Even if you earn at the wage base limit for 35 years, you won’t automatically receive the maximum benefit. To reach the highest possible amount, you need to delay claiming Social Security until age 70. Benefits increase each year you wait beyond your full retirement age, thanks to delayed retirement credits. By holding off until 70, you give yourself the chance to lock in the largest monthly checks available. Claiming earlier, such as at 62 or even at full retirement age, will significantly reduce the payout.
The Challenge of Reaching the Maximum
The reality is that very few retirees will meet all the requirements. Earning at the wage base limit for decades places you among the nation’s top earners, and delaying until age 70 requires financial stability from other sources of income. For many, these goals are not realistic, which is why it is important to build a retirement plan that does not depend solely on the maximum Social Security benefit.
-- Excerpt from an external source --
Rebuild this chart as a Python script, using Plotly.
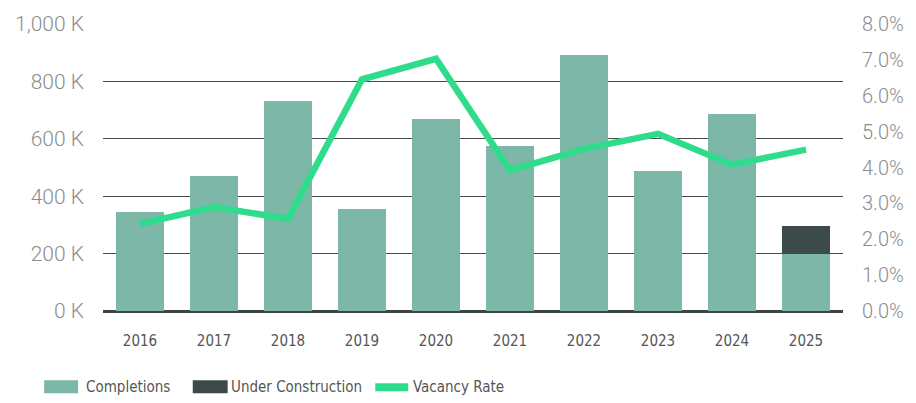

What to Expect if You Fall Short
Most Americans will not see anywhere near the maximum benefit. On average, Social Security is designed to replace only about 40 percent of pre-retirement income. That means the majority of retirees will need additional savings from accounts like 401(k)s, IRAs, or other investments to maintain their standard of living. While aiming for the maximum benefit is smart, it is just as important to set realistic expectations and prepare other income streams.
Why Planning Ahead Matters
By understanding how Social Security benefits are calculated and the role delayed claiming plays, you can make better decisions for your financial future. Even if you cannot reach the maximum benefit, increasing your earnings, working longer, and delaying benefits can still result in a higher payout than you might otherwise receive. For those who can meet both the income and timing requirements, 2026 could be a year of record-breaking Social Security checks.
Maximizing Social Security benefits requires more than luck. It takes consistent high earnings, careful planning, and the discipline to delay claiming until age 70. While few people will ever see the absolute maximum, learning the rules gives you the power to increase your benefit as much as possible. Pairing this with personal savings and smart investments will help create a more secure and comfortable retirement.